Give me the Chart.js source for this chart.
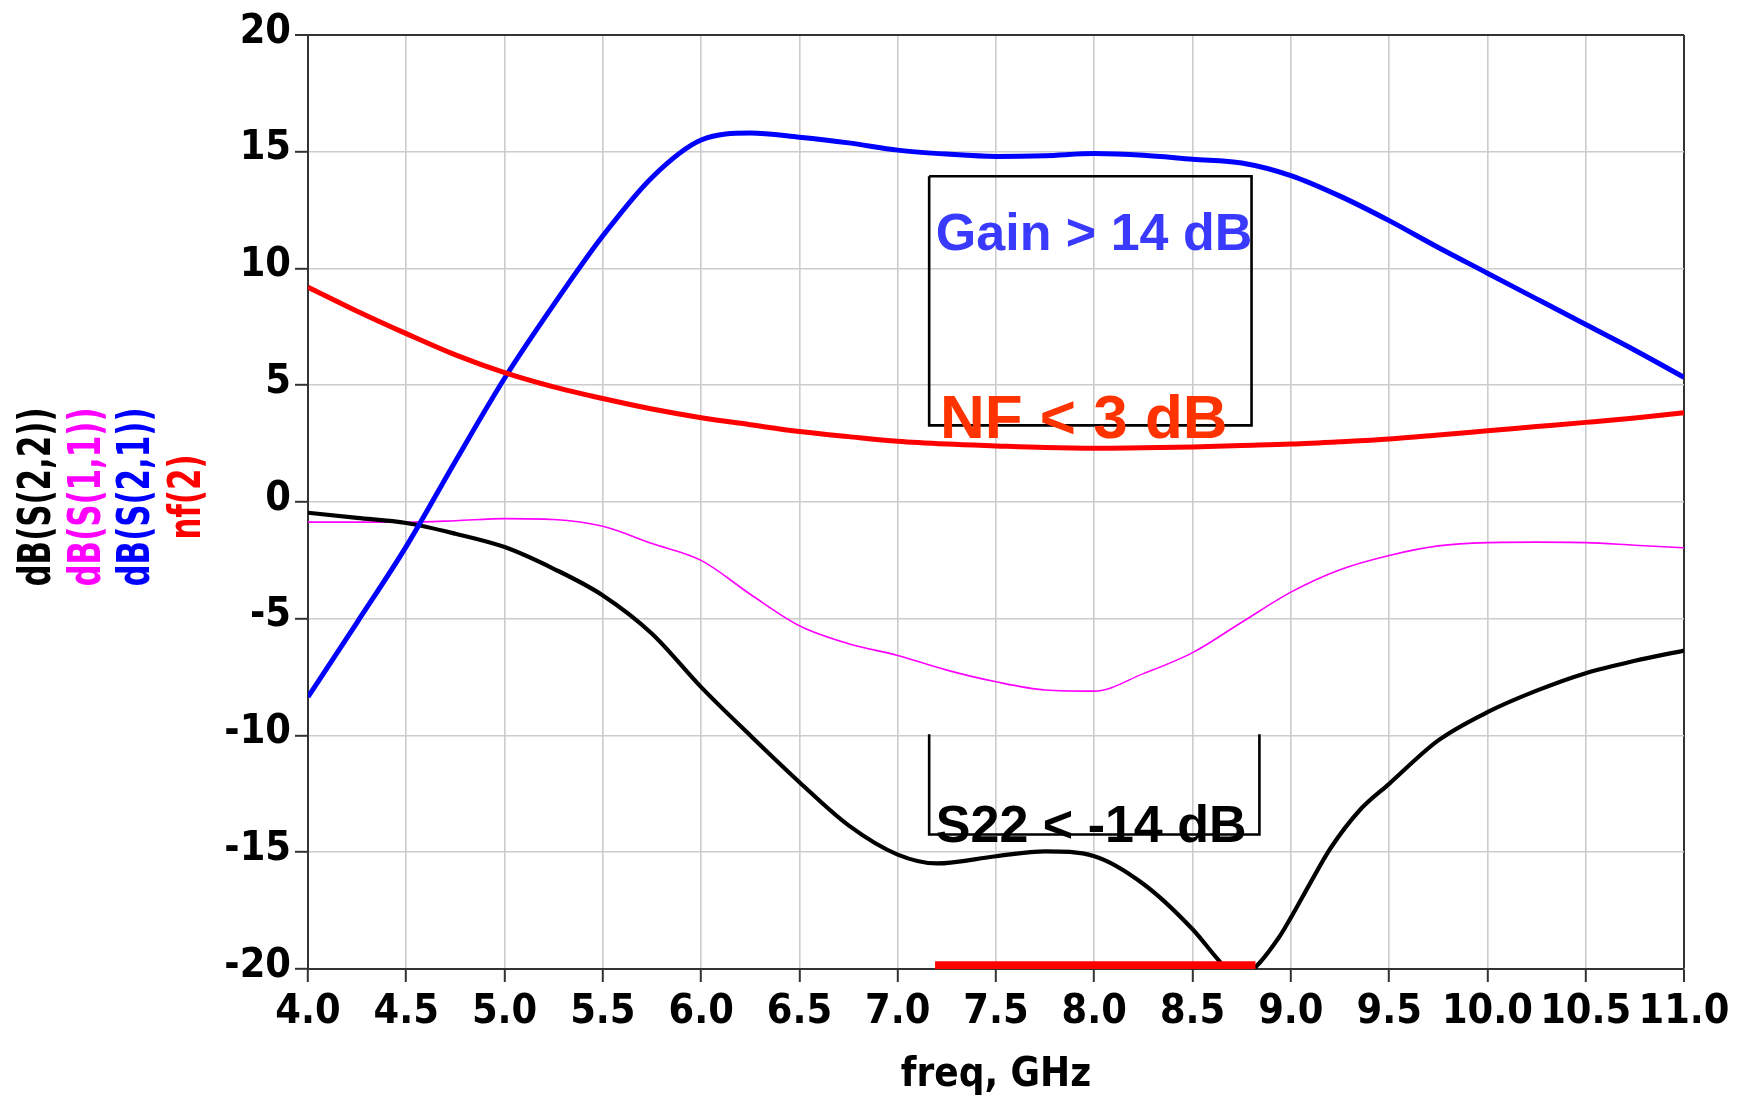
<!DOCTYPE html>
<html><head><meta charset="utf-8">
<script src="https://cdn.jsdelivr.net/npm/chart.js@4.4.1/dist/chart.umd.min.js"></script>
<style>html,body{margin:0;padding:0;background:#fff;}canvas{display:block;}</style>
</head><body>
<canvas id="c" width="1743" height="1097"></canvas>
<script>
// ---- data ----
const freq = [4.0,4.25,4.5,4.75,5.0,5.25,5.5,5.75,6.0,6.25,6.5,6.75,7.0,7.25,7.5,7.75,8.0,8.25,8.5,8.75,9.0,9.25,9.5,9.75,10.0,10.25,10.5,10.75,11.0];
const s21 = [-8.35,-5.15,-1.9,1.75,5.3,8.45,11.4,13.9,15.5,15.8,15.62,15.38,15.07,14.9,14.8,14.83,14.92,14.85,14.68,14.52,13.98,13.1,12.05,10.9,9.8,8.7,7.6,6.5,5.34];
const s11 = [-0.86,-0.86,-0.86,-0.8,-0.71,-0.75,-1.04,-1.78,-2.5,-3.95,-5.3,-6.07,-6.57,-7.2,-7.7,-8.05,-8.1,-7.35,-6.45,-5.15,-3.86,-2.9,-2.29,-1.88,-1.74,-1.72,-1.74,-1.85,-1.96];
const nf  = [9.2,8.17,7.21,6.3,5.54,4.93,4.43,3.98,3.61,3.31,3.02,2.8,2.6,2.48,2.4,2.33,2.3,2.32,2.36,2.42,2.48,2.58,2.7,2.87,3.05,3.23,3.41,3.6,3.82];
const s22Freq = [4.0,4.25,4.5,4.75,5.0,5.25,5.5,5.75,6.0,6.25,6.5,6.75,7.0,7.2,7.5,7.75,8.0,8.25,8.5,8.63,8.72,8.81,8.94,9.0,9.1,9.2,9.35,9.5,9.75,10.0,10.25,10.5,10.75,11.0];
const s22 = [-0.46,-0.68,-0.9,-1.36,-1.93,-2.86,-4.0,-5.64,-7.93,-10.0,-12.0,-13.85,-15.1,-15.48,-15.17,-14.96,-15.17,-16.36,-18.3,-19.6,-20.4,-20.0,-18.64,-17.8,-16.3,-14.85,-13.2,-12.07,-10.21,-9.0,-8.08,-7.33,-6.8,-6.36];
const xTickValues = [4.0,4.5,5.0,5.5,6.0,6.5,7.0,7.5,8.0,8.5,9.0,9.5,10.0,10.5,11.0];
const yTickValues = [-20,-15,-10,-5,0,5,10,15,20];
const seriesNames = ['dB(S(2,2))','dB(S(1,1))','dB(S(2,1))','nf(2)'];
const gainBoxX = [7.16,8.80,8.80,7.16,7.16];
const gainBoxY = [13.95,13.95,3.28,3.28,13.95];
const s22BracketX = [7.16,7.16,8.84,8.84];
const s22BracketY = [-9.95,-14.24,-14.24,-9.95];
const bandX = [7.19,8.82];
const bandY = [-19.88,-19.88];
const noteTexts = ['Gain > 14 dB','NF < 3 dB','S22 < -14 dB'];

// ---- styling ----
const narrow = "'Liberation Sans Narrow','Arial Narrow','DejaVu Sans Condensed',sans-serif";
const sans = "'Liberation Sans',Arial,sans-serif";
const seriesColors = ['#000000','#ff00ff','#0000ff','#ff0000'];
const pts = (xs, ys) => xs.map((x,i)=>({x:x, y:ys[i]}));

const annotations = {
  id: 'annotations',
  afterDatasetsDraw(chart) {
    const ctx = chart.ctx, xs = chart.scales.x, ys = chart.scales.y;
    const notes = [
      {t: noteTexts[0], x: 7.194, y: 10.78, size: 52, color: '#3a3aff'},
      {t: noteTexts[1], x: 7.215, y: 2.72, size: 62, color: '#ff3300'},
      {t: noteTexts[2], x: 7.194, y: -14.57, size: 52, color: '#000000'}
    ];
    ctx.save();
    ctx.textAlign = 'left'; ctx.textBaseline = 'alphabetic';
    notes.forEach(n => {
      ctx.font = `bold ${n.size}px ${sans}`;
      ctx.fillStyle = n.color;
      ctx.fillText(n.t, xs.getPixelForValue(n.x), ys.getPixelForValue(n.y));
    });
    ctx.restore();
  },
  afterDraw(chart) {
    const ctx = chart.ctx, ca = chart.chartArea;
    const cy = (ca.top + ca.bottom) / 2 - 5;
    const bx = [50, 99.5, 149, 200];
    ctx.save();
    ctx.font = `bold 44px ${narrow}`;
    ctx.textAlign = 'center'; ctx.textBaseline = 'alphabetic';
    seriesNames.forEach((t,i) => {
      ctx.save();
      ctx.translate(bx[i], cy);
      ctx.rotate(-Math.PI/2);
      ctx.scale(0.78, 1);
      ctx.fillStyle = seriesColors[i];
      ctx.fillText(t, 0, 0);
      ctx.restore();
    });
    ctx.restore();
  }
};

const curve = (label, data, color, width) => ({
  label, data, borderColor: color, borderWidth: width, pointRadius: 0,
  cubicInterpolationMode: 'monotone', fill: false
});
const shape = (label, data, color, width) => ({
  label, data, borderColor: color, borderWidth: width, pointRadius: 0,
  tension: 0, fill: false, borderCapStyle: 'butt', borderJoinStyle: 'miter'
});

new Chart(document.getElementById('c'), {
  type: 'scatter',
  data: {
    datasets: [
      shape('band', pts(bandX, bandY), '#ff0000', 10),
      curve(seriesNames[3], pts(freq, nf), seriesColors[3], 5),
      curve(seriesNames[2], pts(freq, s21), seriesColors[2], 5),
      curve(seriesNames[0], pts(s22Freq, s22), seriesColors[0], 4.2),
      curve(seriesNames[1], pts(freq, s11), seriesColors[1], 1.6),
      shape('gain spec', pts(gainBoxX, gainBoxY), '#000000', 2.6),
      shape('s22 spec', pts(s22BracketX, s22BracketY), '#000000', 2.6)
    ].map(d => Object.assign(d, {showLine: true}))
  },
  options: {
    responsive: false,
    devicePixelRatio: 1,
    animation: false,
    events: [],
    layout: {padding: {top: 35, right: 59, left: 0, bottom: 0}},
    plugins: {legend: {display: false}, tooltip: {enabled: false}},
    scales: {
      x: {
        type: 'linear', min: 4, max: 11,
        afterBuildTicks: s => { s.ticks = xTickValues.map(v => ({value: v})); },
        afterFit: s => { s.height = 128; },
        border: {color: '#333333', width: 2},
        grid: {
          color: c => (c.tick && c.tick.value === 11) ? '#333333' : '#cccccc',
          lineWidth: c => (c.tick && c.tick.value === 11) ? 2 : 1.6,
          tickColor: '#333333', tickWidth: 2, tickLength: 13
        },
        ticks: {
          padding: 6, color: '#000000', maxRotation: 0, autoSkip: false,
          font: {family: narrow, size: 41, weight: 'bold'},
          callback: v => Number(v).toFixed(1)
        },
        title: {
          display: true, text: 'freq, GHz', color: '#000000',
          font: {family: narrow, size: 40, weight: 'bold'},
          padding: {top: 0, bottom: -3}
        }
      },
      y: {
        type: 'linear', min: -20, max: 20,
        afterBuildTicks: s => { s.ticks = yTickValues.map(v => ({value: v})); },
        afterFit: s => { s.width = 308; },
        border: {color: '#333333', width: 2},
        grid: {
          color: c => (c.tick && c.tick.value === 20) ? '#333333' : '#cccccc',
          lineWidth: c => (c.tick && c.tick.value === 20) ? 2 : 1.6,
          tickColor: '#333333', tickWidth: 2, tickLength: 13
        },
        ticks: {
          padding: 4, color: '#000000', labelOffset: -3,
          font: {family: narrow, size: 41, weight: 'bold'},
          callback: v => String(v)
        }
      }
    }
  },
  plugins: [annotations]
});
</script>
</body></html>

___

■ SET PROBLEM: The data above should be repeated exactly, minus any pictures.

■ EXERCISE ANSWER:
Give me the Chart.js source for this chart.
<!DOCTYPE html>
<html><head><meta charset="utf-8">
<script src="https://cdn.jsdelivr.net/npm/chart.js@4.4.1/dist/chart.umd.min.js"></script>
<style>html,body{margin:0;padding:0;background:#fff;}canvas{display:block;}</style>
</head><body>
<canvas id="c" width="1743" height="1097"></canvas>
<script>
// ---- data ----
const freq = [4.0,4.25,4.5,4.75,5.0,5.25,5.5,5.75,6.0,6.25,6.5,6.75,7.0,7.25,7.5,7.75,8.0,8.25,8.5,8.75,9.0,9.25,9.5,9.75,10.0,10.25,10.5,10.75,11.0];
const s21 = [-8.35,-5.15,-1.9,1.75,5.3,8.45,11.4,13.9,15.5,15.8,15.62,15.38,15.07,14.9,14.8,14.83,14.92,14.85,14.68,14.52,13.98,13.1,12.05,10.9,9.8,8.7,7.6,6.5,5.34];
const s11 = [-0.86,-0.86,-0.86,-0.8,-0.71,-0.75,-1.04,-1.78,-2.5,-3.95,-5.3,-6.07,-6.57,-7.2,-7.7,-8.05,-8.1,-7.35,-6.45,-5.15,-3.86,-2.9,-2.29,-1.88,-1.74,-1.72,-1.74,-1.85,-1.96];
const nf  = [9.2,8.17,7.21,6.3,5.54,4.93,4.43,3.98,3.61,3.31,3.02,2.8,2.6,2.48,2.4,2.33,2.3,2.32,2.36,2.42,2.48,2.58,2.7,2.87,3.05,3.23,3.41,3.6,3.82];
const s22Freq = [4.0,4.25,4.5,4.75,5.0,5.25,5.5,5.75,6.0,6.25,6.5,6.75,7.0,7.2,7.5,7.75,8.0,8.25,8.5,8.63,8.72,8.81,8.94,9.0,9.1,9.2,9.35,9.5,9.75,10.0,10.25,10.5,10.75,11.0];
const s22 = [-0.46,-0.68,-0.9,-1.36,-1.93,-2.86,-4.0,-5.64,-7.93,-10.0,-12.0,-13.85,-15.1,-15.48,-15.17,-14.96,-15.17,-16.36,-18.3,-19.6,-20.4,-20.0,-18.64,-17.8,-16.3,-14.85,-13.2,-12.07,-10.21,-9.0,-8.08,-7.33,-6.8,-6.36];
const xTickValues = [4.0,4.5,5.0,5.5,6.0,6.5,7.0,7.5,8.0,8.5,9.0,9.5,10.0,10.5,11.0];
const yTickValues = [-20,-15,-10,-5,0,5,10,15,20];
const seriesNames = ['dB(S(2,2))','dB(S(1,1))','dB(S(2,1))','nf(2)'];
const gainBoxX = [7.16,8.80,8.80,7.16,7.16];
const gainBoxY = [13.95,13.95,3.28,3.28,13.95];
const s22BracketX = [7.16,7.16,8.84,8.84];
const s22BracketY = [-9.95,-14.24,-14.24,-9.95];
const bandX = [7.19,8.82];
const bandY = [-19.88,-19.88];
const noteTexts = ['Gain > 14 dB','NF < 3 dB','S22 < -14 dB'];

// ---- styling ----
const narrow = "'Liberation Sans Narrow','Arial Narrow','DejaVu Sans Condensed',sans-serif";
const sans = "'Liberation Sans',Arial,sans-serif";
const seriesColors = ['#000000','#ff00ff','#0000ff','#ff0000'];
const pts = (xs, ys) => xs.map((x,i)=>({x:x, y:ys[i]}));

const annotations = {
  id: 'annotations',
  afterDatasetsDraw(chart) {
    const ctx = chart.ctx, xs = chart.scales.x, ys = chart.scales.y;
    const notes = [
      {t: noteTexts[0], x: 7.194, y: 10.78, size: 52, color: '#3a3aff'},
      {t: noteTexts[1], x: 7.215, y: 2.72, size: 62, color: '#ff3300'},
      {t: noteTexts[2], x: 7.194, y: -14.57, size: 52, color: '#000000'}
    ];
    ctx.save();
    ctx.textAlign = 'left'; ctx.textBaseline = 'alphabetic';
    notes.forEach(n => {
      ctx.font = `bold ${n.size}px ${sans}`;
      ctx.fillStyle = n.color;
      ctx.fillText(n.t, xs.getPixelForValue(n.x), ys.getPixelForValue(n.y));
    });
    ctx.restore();
  },
  afterDraw(chart) {
    const ctx = chart.ctx, ca = chart.chartArea;
    const cy = (ca.top + ca.bottom) / 2 - 5;
    const bx = [50, 99.5, 149, 200];
    ctx.save();
    ctx.font = `bold 44px ${narrow}`;
    ctx.textAlign = 'center'; ctx.textBaseline = 'alphabetic';
    seriesNames.forEach((t,i) => {
      ctx.save();
      ctx.translate(bx[i], cy);
      ctx.rotate(-Math.PI/2);
      ctx.scale(0.78, 1);
      ctx.fillStyle = seriesColors[i];
      ctx.fillText(t, 0, 0);
      ctx.restore();
    });
    ctx.restore();
  }
};

const curve = (label, data, color, width) => ({
  label, data, borderColor: color, borderWidth: width, pointRadius: 0,
  cubicInterpolationMode: 'monotone', fill: false
});
const shape = (label, data, color, width) => ({
  label, data, borderColor: color, borderWidth: width, pointRadius: 0,
  tension: 0, fill: false, borderCapStyle: 'butt', borderJoinStyle: 'miter'
});

new Chart(document.getElementById('c'), {
  type: 'scatter',
  data: {
    datasets: [
      shape('band', pts(bandX, bandY), '#ff0000', 10),
      curve(seriesNames[3], pts(freq, nf), seriesColors[3], 5),
      curve(seriesNames[2], pts(freq, s21), seriesColors[2], 5),
      curve(seriesNames[0], pts(s22Freq, s22), seriesColors[0], 4.2),
      curve(seriesNames[1], pts(freq, s11), seriesColors[1], 1.6),
      shape('gain spec', pts(gainBoxX, gainBoxY), '#000000', 2.6),
      shape('s22 spec', pts(s22BracketX, s22BracketY), '#000000', 2.6)
    ].map(d => Object.assign(d, {showLine: true}))
  },
  options: {
    responsive: false,
    devicePixelRatio: 1,
    animation: false,
    events: [],
    layout: {padding: {top: 35, right: 59, left: 0, bottom: 0}},
    plugins: {legend: {display: false}, tooltip: {enabled: false}},
    scales: {
      x: {
        type: 'linear', min: 4, max: 11,
        afterBuildTicks: s => { s.ticks = xTickValues.map(v => ({value: v})); },
        afterFit: s => { s.height = 128; },
        border: {color: '#333333', width: 2},
        grid: {
          color: c => (c.tick && c.tick.value === 11) ? '#333333' : '#cccccc',
          lineWidth: c => (c.tick && c.tick.value === 11) ? 2 : 1.6,
          tickColor: '#333333', tickWidth: 2, tickLength: 13
        },
        ticks: {
          padding: 6, color: '#000000', maxRotation: 0, autoSkip: false,
          font: {family: narrow, size: 41, weight: 'bold'},
          callback: v => Number(v).toFixed(1)
        },
        title: {
          display: true, text: 'freq, GHz', color: '#000000',
          font: {family: narrow, size: 40, weight: 'bold'},
          padding: {top: 0, bottom: -3}
        }
      },
      y: {
        type: 'linear', min: -20, max: 20,
        afterBuildTicks: s => { s.ticks = yTickValues.map(v => ({value: v})); },
        afterFit: s => { s.width = 308; },
        border: {color: '#333333', width: 2},
        grid: {
          color: c => (c.tick && c.tick.value === 20) ? '#333333' : '#cccccc',
          lineWidth: c => (c.tick && c.tick.value === 20) ? 2 : 1.6,
          tickColor: '#333333', tickWidth: 2, tickLength: 13
        },
        ticks: {
          padding: 4, color: '#000000', labelOffset: -3,
          font: {family: narrow, size: 41, weight: 'bold'},
          callback: v => String(v)
        }
      }
    }
  },
  plugins: [annotations]
});
</script>
</body></html>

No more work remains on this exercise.